> _Task prompt_:
Set down, please, exactly the lines below that run from the line with "Recreate this image" to the line with "var chart = echarts.init(document.getElementById('chart'));", both lines included.

> _Information supplied_:
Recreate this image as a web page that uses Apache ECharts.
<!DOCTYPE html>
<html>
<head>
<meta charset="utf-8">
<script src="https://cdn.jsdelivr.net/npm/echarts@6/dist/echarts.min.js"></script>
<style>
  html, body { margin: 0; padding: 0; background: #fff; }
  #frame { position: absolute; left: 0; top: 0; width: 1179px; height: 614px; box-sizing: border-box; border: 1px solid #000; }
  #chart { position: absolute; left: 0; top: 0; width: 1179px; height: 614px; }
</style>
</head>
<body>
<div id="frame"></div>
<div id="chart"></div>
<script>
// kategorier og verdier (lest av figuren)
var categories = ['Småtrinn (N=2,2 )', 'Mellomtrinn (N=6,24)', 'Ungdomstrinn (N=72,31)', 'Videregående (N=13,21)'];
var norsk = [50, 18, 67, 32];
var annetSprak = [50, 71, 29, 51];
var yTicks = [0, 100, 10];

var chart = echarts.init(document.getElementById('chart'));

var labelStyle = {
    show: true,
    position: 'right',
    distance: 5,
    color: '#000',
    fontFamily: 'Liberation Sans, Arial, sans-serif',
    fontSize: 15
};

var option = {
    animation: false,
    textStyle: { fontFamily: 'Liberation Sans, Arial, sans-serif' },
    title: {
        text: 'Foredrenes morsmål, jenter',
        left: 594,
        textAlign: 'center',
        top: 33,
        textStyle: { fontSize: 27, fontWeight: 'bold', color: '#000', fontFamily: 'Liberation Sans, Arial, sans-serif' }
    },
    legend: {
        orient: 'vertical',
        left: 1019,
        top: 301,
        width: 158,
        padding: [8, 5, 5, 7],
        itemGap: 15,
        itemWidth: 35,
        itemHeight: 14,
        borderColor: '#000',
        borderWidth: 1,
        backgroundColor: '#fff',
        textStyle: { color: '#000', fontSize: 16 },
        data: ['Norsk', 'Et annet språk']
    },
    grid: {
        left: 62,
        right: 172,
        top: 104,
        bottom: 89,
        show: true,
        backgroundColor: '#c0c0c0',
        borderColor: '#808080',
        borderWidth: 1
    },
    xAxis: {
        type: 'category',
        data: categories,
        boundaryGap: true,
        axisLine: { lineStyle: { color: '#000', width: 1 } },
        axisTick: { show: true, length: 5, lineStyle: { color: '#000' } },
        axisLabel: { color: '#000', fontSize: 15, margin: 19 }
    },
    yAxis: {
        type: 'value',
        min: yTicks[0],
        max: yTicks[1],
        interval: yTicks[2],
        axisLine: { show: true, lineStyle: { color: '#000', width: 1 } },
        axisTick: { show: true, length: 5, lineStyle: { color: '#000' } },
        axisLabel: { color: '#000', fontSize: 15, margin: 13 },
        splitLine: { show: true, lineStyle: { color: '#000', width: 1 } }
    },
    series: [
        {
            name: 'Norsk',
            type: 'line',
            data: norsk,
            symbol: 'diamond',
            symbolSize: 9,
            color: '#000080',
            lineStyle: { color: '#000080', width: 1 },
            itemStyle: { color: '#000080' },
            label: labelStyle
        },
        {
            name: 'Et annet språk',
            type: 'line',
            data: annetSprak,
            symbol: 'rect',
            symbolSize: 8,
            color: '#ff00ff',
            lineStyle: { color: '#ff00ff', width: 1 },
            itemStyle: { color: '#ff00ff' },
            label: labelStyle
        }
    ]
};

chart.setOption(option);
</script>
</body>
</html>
---
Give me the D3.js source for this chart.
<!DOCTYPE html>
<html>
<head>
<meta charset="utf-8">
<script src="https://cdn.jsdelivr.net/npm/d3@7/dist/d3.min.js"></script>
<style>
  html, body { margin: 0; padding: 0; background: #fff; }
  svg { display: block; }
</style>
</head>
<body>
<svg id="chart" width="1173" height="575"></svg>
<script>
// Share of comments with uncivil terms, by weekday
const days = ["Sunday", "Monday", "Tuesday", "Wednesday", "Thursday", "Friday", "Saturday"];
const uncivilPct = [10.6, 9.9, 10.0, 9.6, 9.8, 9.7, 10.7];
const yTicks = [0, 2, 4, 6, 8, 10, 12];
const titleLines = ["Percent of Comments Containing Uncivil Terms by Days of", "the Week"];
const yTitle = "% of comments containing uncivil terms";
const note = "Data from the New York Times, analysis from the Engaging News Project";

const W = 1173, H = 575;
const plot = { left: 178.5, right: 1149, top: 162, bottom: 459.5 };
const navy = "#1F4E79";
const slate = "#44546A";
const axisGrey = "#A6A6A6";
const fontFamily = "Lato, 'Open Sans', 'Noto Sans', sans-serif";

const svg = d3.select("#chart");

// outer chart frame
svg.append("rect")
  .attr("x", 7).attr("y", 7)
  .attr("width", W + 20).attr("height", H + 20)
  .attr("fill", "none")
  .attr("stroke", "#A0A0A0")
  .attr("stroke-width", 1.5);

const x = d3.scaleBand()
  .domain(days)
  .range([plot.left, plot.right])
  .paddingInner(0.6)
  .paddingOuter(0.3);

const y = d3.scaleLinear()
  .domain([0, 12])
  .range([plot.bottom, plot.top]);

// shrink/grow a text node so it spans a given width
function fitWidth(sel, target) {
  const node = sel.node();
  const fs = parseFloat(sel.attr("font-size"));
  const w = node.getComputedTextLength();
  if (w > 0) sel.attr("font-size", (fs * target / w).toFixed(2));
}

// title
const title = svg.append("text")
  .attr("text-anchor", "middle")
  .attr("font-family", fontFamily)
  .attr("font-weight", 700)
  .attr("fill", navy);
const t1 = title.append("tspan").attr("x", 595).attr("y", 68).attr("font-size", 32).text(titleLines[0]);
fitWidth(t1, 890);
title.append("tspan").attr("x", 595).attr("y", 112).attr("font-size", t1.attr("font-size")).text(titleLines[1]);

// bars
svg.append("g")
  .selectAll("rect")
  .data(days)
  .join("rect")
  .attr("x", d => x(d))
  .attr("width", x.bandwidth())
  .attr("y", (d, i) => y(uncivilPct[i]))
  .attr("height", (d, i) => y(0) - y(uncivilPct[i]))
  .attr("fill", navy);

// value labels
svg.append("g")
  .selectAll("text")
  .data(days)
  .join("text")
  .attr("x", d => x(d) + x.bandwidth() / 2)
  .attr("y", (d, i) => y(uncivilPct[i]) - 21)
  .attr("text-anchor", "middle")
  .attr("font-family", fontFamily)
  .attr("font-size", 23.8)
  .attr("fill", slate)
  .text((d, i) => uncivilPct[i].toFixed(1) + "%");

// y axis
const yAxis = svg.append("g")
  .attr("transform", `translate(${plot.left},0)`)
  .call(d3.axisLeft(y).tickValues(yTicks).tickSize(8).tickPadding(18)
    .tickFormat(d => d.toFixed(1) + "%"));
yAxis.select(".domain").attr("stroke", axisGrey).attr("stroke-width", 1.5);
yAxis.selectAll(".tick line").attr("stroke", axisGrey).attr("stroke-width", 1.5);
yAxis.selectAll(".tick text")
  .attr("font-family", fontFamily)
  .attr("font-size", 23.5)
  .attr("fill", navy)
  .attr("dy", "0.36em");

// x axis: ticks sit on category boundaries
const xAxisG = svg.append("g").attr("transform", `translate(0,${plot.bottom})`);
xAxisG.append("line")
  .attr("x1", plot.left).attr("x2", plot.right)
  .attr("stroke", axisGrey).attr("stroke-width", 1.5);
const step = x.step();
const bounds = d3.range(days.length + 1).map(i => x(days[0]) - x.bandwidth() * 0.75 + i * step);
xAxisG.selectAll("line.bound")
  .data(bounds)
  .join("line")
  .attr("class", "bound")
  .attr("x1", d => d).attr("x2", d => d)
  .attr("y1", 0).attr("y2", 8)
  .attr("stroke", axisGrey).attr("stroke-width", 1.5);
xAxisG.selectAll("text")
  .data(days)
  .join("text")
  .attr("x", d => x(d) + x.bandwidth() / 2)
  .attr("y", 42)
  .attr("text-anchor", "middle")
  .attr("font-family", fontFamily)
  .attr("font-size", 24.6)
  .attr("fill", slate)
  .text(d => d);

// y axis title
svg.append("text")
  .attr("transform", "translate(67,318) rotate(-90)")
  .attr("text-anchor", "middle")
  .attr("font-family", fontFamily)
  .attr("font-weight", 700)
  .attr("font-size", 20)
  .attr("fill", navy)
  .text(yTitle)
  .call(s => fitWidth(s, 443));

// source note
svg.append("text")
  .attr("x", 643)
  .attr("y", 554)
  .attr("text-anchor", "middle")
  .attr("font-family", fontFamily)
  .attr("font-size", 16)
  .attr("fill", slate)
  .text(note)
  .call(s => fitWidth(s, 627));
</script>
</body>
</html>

> _Written answer_:
Recreate this image as a web page that uses Apache ECharts.
<!DOCTYPE html>
<html>
<head>
<meta charset="utf-8">
<script src="https://cdn.jsdelivr.net/npm/echarts@6/dist/echarts.min.js"></script>
<style>
  html, body { margin: 0; padding: 0; background: #fff; }
  #frame { position: absolute; left: 0; top: 0; width: 1179px; height: 614px; box-sizing: border-box; border: 1px solid #000; }
  #chart { position: absolute; left: 0; top: 0; width: 1179px; height: 614px; }
</style>
</head>
<body>
<div id="frame"></div>
<div id="chart"></div>
<script>
// kategorier og verdier (lest av figuren)
var categories = ['Småtrinn (N=2,2 )', 'Mellomtrinn (N=6,24)', 'Ungdomstrinn (N=72,31)', 'Videregående (N=13,21)'];
var norsk = [50, 18, 67, 32];
var annetSprak = [50, 71, 29, 51];
var yTicks = [0, 100, 10];

var chart = echarts.init(document.getElementById('chart'));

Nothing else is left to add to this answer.